Малая растирает лицо, пытаясь избавиться от слез. В ее глаза взглянуть страшно, такие они… нереальные, почти сказочные…
- Все равно забудешь, - отвечает, немного капризно.
- Брось! Я не выгляжу старпером еще! – поддеваю ее, чтоб повеселела.
- Юна.
- Ю-на… Красиво и необычно. – машинально отвечаю.
- А тебя? – доверчиво спрашивает, переставая дрожать и всхлипывать.
- Яр. – мотаю головой озадаченно и поднимаюсь с постели. – Есть хочешь? Так быстрее поправишься. – констатирую, не дожидаясь ответа.
Только сейчас замечаю, что на девчонке тоненький топик вместо бюстика. Она убирает руку, и я впяливаюсь на красивую, идеальной формы грудь с просвечивающими через ткань сосками. Пигалица тут же покрывается ярким румянцем и обхватывает себя руками.
- Сколько тебе лет? И кому я могу позвонить: отец, мать?
- Не важно! – бурчит в ответ, явно озлобившись на мою вольность.
Бросаю на нее полный сожаления взгляд и выхожу из комнаты. И как себя вести с ней? Глаза завязать? Мужику, черт возьми, надо намного чаще, чем это написано в учебниках по спортивному режиму!
- Чай, бутеры! – на ходу, говорю больше для распахнутой двери, нежели для нее.

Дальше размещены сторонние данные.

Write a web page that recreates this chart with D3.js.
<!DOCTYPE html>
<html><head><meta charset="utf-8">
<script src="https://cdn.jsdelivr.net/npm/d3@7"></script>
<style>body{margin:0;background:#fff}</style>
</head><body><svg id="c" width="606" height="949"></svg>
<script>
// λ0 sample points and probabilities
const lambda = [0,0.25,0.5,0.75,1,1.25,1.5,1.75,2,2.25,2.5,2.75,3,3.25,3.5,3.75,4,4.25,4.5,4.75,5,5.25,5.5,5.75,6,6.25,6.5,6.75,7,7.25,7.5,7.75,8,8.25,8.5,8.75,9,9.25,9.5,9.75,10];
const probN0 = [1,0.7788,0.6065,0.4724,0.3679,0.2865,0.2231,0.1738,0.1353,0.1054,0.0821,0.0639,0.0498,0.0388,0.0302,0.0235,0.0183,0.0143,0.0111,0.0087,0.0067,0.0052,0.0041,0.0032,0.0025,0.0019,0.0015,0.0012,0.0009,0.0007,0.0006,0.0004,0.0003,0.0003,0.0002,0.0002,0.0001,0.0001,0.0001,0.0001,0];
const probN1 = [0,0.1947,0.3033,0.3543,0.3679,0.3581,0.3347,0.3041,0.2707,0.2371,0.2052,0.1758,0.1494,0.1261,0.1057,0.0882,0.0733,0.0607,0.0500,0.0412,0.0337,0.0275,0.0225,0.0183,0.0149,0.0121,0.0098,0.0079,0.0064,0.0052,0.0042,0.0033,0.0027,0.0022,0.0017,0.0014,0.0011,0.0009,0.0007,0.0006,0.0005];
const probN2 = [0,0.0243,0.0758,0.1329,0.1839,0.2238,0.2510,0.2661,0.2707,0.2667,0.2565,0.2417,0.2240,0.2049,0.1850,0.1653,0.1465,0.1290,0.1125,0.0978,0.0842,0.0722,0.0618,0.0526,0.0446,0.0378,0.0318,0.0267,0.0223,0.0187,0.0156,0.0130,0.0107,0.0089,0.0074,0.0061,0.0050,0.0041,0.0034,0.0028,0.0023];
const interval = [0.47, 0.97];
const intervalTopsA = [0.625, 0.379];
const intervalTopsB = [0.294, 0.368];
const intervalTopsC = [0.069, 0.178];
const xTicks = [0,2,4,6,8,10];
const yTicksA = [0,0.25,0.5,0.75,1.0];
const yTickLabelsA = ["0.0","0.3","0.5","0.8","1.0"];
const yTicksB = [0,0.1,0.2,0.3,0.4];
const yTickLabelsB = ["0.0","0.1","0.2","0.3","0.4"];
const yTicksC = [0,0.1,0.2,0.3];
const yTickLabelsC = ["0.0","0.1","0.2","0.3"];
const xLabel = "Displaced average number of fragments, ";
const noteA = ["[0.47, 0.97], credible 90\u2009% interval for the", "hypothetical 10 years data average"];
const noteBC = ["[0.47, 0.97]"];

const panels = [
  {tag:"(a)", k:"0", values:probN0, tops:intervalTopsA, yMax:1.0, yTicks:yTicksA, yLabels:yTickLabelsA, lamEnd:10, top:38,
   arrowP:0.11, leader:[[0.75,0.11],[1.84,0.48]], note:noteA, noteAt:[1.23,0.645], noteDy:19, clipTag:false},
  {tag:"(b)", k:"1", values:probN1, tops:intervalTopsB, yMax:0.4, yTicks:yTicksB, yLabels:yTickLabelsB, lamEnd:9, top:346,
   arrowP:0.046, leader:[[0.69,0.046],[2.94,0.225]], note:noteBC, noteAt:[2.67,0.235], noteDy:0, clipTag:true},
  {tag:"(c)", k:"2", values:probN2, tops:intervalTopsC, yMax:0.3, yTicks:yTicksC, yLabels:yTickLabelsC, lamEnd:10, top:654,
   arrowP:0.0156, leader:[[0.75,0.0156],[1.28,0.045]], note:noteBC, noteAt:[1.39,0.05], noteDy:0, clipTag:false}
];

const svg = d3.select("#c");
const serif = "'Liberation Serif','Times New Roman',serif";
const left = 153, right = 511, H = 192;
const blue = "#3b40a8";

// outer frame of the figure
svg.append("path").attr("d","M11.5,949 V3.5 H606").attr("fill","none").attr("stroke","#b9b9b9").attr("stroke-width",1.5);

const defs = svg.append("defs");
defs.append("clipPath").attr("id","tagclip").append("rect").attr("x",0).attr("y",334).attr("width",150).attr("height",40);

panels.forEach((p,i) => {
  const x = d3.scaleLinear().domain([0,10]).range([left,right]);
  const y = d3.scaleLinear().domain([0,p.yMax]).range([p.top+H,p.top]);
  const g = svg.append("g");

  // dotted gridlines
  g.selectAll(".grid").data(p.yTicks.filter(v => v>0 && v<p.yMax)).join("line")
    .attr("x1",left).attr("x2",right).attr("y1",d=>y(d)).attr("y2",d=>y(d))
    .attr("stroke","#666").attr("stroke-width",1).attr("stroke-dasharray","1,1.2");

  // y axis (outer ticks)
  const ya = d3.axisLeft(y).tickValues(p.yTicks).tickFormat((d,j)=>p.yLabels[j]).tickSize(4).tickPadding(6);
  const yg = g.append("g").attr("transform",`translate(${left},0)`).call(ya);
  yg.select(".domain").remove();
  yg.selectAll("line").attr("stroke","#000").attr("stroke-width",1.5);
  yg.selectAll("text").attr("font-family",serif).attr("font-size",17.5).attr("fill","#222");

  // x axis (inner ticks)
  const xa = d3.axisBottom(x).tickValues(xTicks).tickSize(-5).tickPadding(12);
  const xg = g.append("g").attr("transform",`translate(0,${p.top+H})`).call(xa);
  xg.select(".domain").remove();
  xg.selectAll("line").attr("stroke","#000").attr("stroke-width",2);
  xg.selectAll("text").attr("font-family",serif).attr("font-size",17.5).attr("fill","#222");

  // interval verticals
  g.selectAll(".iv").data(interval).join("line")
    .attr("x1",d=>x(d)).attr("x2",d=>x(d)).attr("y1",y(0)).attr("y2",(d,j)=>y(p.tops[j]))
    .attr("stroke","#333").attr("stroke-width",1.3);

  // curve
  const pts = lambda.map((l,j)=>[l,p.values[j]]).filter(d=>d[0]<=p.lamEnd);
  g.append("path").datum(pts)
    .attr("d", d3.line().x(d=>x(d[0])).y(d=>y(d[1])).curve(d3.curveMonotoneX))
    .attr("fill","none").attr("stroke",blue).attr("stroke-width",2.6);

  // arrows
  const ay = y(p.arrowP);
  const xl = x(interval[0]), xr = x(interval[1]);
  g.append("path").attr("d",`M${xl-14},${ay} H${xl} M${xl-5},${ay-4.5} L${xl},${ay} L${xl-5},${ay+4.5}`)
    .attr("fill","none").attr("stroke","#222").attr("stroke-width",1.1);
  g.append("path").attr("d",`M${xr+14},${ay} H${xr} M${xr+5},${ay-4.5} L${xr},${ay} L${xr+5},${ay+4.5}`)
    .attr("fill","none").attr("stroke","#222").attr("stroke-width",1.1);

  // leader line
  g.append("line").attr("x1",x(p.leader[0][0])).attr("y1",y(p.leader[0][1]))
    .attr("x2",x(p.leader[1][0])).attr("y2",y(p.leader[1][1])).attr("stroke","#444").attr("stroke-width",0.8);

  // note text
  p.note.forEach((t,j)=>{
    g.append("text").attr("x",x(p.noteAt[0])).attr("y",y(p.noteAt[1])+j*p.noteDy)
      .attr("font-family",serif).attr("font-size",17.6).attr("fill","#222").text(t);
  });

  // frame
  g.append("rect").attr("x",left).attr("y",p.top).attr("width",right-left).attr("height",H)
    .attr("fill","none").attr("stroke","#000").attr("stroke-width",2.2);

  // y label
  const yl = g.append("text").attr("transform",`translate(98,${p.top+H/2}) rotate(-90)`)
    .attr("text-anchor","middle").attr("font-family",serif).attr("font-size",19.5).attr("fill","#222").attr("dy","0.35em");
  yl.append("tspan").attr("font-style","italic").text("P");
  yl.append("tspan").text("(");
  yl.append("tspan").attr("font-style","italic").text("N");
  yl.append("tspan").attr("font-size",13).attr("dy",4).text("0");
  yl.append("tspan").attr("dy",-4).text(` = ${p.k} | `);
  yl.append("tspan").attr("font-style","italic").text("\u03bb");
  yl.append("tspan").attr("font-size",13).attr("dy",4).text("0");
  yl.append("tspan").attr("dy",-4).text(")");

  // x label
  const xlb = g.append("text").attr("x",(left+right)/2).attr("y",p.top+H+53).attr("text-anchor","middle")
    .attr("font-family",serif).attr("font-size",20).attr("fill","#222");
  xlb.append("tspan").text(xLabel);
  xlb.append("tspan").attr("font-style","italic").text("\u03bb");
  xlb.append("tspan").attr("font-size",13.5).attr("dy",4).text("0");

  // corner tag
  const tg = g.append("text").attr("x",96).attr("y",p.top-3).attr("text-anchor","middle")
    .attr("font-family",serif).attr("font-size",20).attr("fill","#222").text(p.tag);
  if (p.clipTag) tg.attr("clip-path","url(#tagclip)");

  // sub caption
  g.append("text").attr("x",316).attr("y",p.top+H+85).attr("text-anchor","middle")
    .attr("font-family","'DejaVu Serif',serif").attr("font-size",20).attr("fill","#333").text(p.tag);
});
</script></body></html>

Не хочу с ней разговаривать так, как обычно позволяю себе общаться со случайными женщинами. Она действительно слишком мала и невинна, чтобы слушать россказни такого как я. Спускаюсь в кухню и строгаю колбасу с кусочками апарана. Моя горничная повадилась приносить эти лепешки, и я, надо сказать, не против. За бесконечными фуршетами и перекусами хочется простой и сытной еды.
- Ожила? Эй, Юна? – озираюсь в комнате, глядя на распахнутое окно и развевающуюся на ветру занавеску.
Сбежала? Такая-то бледная и с приклеенным пластырем на плече? Почему? Так испугалась, что изнасилую? Хотя… может, просто ненормальная. Многих я повидал за свою жизнь – и нормальных, и не очень, и возиться с незнакомой девочкой с нежным именем явно не собираюсь.
Оставив поднос на постели, закрываю бронированное окно, выглянув. От забора всего пара метров. Если такая шустрая, то уже где-то по трассе тащится. Ну, да Бог с ней! Жаль, конечно, если ее оприходует какой-нибудь старый ублюдок, предложив подвезти…
Забираю поднос и возвращаюсь в кухню. У входной двери с ноги на ногу переминается охранник.
- Сбежала? – спрашиваю, не глядя на него.
- Угу, резвая. Догнать?
- Не, не надо. – решительно отвечаю.
Детей я ублажать не собираюсь в съемном особняке и спасать судьбу какой-то оборванки тоже. Дал бы ей денег за «проблему», отвез бы домой, но уж как сама решила. Глаза ее запомнились, огромные, как у мягкого интерактивного пупса. Вручаю поднос охраннику, не желая более тратить время на «это», и отправляюсь в кабинет.